### Written problem
Wherever "React" appears in a line, list that line.
==*==
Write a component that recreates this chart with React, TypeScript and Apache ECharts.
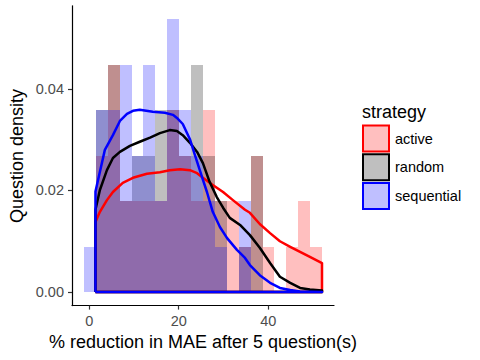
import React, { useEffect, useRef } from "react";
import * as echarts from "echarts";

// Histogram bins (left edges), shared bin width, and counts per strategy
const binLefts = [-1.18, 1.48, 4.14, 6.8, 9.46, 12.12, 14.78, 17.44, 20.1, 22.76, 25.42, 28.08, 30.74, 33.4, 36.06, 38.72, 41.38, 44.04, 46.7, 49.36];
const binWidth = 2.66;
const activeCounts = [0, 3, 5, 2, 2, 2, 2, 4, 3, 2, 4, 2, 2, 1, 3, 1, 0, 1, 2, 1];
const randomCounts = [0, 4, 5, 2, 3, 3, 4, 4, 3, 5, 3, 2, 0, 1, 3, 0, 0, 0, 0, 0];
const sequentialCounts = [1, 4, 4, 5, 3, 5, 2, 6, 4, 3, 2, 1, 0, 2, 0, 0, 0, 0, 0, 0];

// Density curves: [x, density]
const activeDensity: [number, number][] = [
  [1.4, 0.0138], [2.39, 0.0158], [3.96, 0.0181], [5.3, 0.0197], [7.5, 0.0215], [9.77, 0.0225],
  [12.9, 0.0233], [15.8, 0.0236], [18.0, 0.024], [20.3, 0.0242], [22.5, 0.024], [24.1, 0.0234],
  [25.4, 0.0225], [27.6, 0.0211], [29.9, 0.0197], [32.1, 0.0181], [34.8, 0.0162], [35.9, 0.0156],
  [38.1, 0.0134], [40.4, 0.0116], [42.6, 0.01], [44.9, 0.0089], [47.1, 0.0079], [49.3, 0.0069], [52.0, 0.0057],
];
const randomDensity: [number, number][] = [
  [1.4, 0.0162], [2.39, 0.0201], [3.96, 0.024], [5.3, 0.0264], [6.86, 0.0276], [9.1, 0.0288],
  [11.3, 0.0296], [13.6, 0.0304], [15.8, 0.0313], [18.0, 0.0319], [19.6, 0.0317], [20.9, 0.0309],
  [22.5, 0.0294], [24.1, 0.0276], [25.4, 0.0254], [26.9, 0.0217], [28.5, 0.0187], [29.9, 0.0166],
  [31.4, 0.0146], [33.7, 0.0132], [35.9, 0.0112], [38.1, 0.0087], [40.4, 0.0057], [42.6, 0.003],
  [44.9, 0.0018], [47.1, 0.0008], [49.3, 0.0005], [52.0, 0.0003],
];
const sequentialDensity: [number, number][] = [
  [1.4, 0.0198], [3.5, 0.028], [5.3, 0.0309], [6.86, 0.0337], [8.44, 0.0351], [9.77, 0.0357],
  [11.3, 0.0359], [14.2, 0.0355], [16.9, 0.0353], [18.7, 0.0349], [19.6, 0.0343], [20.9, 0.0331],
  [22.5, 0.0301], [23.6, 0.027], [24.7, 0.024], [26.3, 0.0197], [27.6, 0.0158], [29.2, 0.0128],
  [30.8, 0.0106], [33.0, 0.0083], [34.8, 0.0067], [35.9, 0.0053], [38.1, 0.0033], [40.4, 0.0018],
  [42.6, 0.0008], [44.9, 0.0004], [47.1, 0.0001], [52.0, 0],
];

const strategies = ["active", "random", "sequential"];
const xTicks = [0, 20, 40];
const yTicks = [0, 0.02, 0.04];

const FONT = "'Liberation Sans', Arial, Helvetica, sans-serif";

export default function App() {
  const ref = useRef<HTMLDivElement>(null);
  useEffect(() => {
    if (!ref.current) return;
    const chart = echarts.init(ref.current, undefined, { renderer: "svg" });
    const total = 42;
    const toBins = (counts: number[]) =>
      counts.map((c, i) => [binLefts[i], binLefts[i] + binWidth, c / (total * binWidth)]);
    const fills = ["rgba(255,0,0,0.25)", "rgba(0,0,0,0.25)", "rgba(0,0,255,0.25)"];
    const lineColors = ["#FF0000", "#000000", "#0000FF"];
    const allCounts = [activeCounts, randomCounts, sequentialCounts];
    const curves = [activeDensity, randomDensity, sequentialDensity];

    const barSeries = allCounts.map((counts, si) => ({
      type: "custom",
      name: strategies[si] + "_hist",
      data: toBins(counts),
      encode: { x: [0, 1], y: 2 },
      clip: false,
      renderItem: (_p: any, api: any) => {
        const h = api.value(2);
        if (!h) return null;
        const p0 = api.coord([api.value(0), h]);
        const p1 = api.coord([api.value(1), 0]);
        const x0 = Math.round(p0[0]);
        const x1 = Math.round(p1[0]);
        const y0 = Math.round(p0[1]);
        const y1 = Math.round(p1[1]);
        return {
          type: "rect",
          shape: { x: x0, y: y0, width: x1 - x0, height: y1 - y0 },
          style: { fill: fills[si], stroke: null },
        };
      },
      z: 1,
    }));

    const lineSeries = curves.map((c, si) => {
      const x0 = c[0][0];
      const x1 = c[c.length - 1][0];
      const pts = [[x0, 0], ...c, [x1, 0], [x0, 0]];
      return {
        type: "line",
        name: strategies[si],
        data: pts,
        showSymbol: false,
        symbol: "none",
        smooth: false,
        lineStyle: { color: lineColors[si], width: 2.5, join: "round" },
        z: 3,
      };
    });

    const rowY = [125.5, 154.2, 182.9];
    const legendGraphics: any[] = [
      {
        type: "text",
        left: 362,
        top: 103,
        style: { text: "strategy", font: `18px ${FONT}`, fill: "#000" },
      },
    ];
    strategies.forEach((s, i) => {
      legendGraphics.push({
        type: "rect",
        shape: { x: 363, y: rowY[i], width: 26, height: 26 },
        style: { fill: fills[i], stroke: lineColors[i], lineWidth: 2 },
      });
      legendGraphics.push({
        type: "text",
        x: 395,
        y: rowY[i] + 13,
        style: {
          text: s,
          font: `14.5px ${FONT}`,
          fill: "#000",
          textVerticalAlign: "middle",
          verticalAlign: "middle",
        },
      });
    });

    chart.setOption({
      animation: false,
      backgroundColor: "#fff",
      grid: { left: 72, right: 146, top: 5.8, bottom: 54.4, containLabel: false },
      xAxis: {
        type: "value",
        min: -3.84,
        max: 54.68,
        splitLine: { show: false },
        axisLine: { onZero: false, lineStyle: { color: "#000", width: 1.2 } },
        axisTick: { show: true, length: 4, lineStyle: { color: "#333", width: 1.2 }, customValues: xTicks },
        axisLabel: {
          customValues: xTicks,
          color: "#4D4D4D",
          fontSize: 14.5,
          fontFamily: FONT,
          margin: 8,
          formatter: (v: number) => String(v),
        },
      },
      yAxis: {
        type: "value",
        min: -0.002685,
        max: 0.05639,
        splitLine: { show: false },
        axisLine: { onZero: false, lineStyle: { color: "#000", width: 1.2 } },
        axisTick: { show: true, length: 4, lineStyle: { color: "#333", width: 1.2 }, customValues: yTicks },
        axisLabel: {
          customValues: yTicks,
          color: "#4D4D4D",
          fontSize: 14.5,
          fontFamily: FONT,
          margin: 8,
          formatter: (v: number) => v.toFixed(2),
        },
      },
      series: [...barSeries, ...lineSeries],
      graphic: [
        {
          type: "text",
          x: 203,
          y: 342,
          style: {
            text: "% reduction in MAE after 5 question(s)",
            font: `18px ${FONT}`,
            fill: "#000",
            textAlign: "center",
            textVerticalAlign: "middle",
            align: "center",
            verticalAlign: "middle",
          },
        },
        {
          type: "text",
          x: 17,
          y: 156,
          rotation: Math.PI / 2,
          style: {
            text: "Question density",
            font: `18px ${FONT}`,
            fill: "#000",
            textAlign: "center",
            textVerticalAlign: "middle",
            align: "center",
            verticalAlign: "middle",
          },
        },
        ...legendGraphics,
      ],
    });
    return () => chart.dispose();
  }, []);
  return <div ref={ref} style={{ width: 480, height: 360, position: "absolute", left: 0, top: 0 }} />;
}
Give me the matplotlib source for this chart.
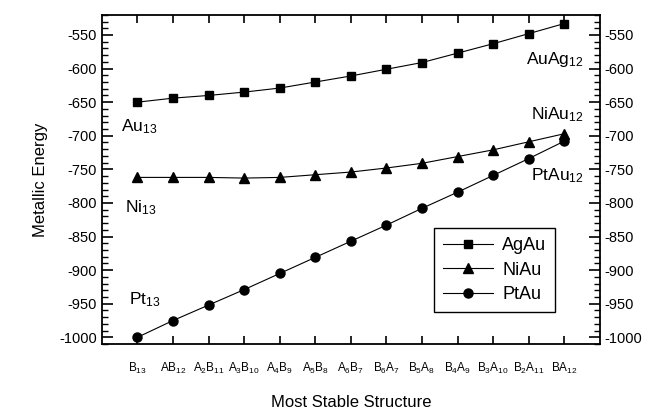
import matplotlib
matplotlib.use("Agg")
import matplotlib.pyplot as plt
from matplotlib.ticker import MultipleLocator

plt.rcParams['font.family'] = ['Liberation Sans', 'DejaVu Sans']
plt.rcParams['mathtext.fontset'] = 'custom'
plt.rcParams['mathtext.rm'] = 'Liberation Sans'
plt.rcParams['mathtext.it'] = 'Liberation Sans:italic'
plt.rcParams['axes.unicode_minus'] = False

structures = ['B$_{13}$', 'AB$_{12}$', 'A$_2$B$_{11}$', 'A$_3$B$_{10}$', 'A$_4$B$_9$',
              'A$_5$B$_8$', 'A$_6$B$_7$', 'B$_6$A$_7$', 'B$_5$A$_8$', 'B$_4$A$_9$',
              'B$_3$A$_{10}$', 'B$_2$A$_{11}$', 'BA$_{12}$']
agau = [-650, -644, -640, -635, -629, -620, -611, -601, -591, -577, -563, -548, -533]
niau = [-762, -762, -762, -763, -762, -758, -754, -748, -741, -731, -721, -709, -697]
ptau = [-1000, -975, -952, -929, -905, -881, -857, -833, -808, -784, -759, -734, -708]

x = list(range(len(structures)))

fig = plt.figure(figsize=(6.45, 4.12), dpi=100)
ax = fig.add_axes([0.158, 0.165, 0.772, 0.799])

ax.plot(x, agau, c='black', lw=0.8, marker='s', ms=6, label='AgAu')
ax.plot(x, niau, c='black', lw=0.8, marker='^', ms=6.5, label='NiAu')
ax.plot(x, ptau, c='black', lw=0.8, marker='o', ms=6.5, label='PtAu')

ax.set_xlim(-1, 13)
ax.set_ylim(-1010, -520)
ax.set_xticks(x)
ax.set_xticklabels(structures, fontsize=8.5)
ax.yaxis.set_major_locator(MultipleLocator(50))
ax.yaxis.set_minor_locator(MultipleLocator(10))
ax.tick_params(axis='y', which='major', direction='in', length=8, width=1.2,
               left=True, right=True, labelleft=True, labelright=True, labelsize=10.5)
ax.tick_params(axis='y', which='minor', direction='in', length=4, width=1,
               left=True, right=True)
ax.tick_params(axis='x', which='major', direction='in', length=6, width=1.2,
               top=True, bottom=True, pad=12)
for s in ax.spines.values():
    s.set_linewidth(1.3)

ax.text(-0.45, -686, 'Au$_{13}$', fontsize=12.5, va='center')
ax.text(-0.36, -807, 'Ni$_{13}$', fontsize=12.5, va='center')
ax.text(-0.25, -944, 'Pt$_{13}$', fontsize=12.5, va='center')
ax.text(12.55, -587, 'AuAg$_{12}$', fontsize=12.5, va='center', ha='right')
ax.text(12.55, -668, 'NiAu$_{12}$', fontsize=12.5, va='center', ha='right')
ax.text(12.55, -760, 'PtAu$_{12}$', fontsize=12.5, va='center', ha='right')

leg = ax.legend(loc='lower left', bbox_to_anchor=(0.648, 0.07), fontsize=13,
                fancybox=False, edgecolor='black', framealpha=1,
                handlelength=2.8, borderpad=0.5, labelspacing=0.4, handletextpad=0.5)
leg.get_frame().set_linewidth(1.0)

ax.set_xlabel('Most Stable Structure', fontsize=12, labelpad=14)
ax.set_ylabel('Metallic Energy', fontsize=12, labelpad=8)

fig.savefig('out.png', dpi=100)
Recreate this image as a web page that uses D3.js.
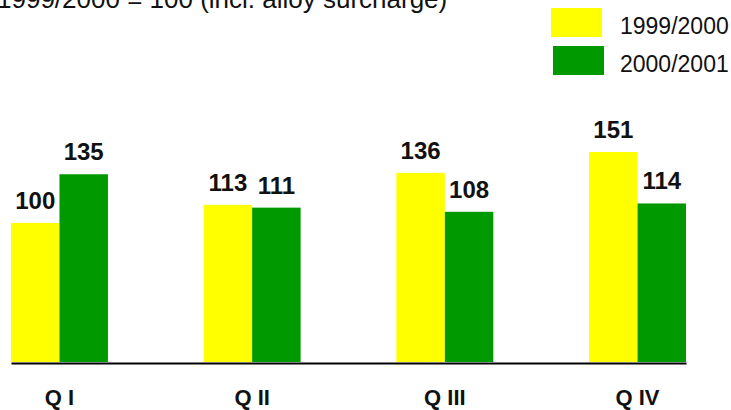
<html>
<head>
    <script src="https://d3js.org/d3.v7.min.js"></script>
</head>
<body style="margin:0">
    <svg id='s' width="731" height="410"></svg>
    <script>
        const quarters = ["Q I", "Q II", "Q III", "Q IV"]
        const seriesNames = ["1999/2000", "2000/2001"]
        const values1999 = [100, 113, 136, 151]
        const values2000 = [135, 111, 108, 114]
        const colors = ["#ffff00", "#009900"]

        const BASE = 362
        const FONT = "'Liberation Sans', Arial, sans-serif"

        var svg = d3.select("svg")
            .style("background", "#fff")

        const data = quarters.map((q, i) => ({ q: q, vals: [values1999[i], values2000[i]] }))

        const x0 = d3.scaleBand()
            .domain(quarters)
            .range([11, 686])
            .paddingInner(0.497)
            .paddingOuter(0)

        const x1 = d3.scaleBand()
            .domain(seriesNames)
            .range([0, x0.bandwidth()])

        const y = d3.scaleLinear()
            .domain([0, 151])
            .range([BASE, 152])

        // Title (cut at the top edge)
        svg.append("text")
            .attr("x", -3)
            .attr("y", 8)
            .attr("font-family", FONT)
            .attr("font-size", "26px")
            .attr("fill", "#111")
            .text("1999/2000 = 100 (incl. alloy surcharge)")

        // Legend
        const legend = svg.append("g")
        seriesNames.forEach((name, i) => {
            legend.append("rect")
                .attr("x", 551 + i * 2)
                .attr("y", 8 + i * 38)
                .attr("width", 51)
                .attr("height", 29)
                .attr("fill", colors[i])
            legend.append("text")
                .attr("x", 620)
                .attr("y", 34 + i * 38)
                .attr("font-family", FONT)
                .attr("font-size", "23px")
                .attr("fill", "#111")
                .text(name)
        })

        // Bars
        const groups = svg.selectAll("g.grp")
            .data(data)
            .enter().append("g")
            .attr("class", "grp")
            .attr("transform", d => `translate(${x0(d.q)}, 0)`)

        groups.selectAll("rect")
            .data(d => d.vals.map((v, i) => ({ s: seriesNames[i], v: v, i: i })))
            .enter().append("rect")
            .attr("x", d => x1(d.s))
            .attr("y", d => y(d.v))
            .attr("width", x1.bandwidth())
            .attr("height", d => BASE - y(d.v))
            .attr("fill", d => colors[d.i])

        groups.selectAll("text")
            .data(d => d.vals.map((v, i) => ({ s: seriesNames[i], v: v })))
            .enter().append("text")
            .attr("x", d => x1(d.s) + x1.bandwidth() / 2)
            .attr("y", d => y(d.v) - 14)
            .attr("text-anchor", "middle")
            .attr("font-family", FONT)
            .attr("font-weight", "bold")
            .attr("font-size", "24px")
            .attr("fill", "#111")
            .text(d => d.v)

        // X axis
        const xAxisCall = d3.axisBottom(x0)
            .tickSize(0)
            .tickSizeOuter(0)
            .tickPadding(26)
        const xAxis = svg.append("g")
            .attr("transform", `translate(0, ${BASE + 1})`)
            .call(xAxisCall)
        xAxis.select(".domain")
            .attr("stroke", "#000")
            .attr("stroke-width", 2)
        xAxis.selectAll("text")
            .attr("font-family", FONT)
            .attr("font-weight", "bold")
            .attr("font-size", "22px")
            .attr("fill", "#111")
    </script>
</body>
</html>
==*==
### Written answer
Write a component that recreates this chart with React, TypeScript and Apache ECharts.
import React, { useEffect, useRef } from "react";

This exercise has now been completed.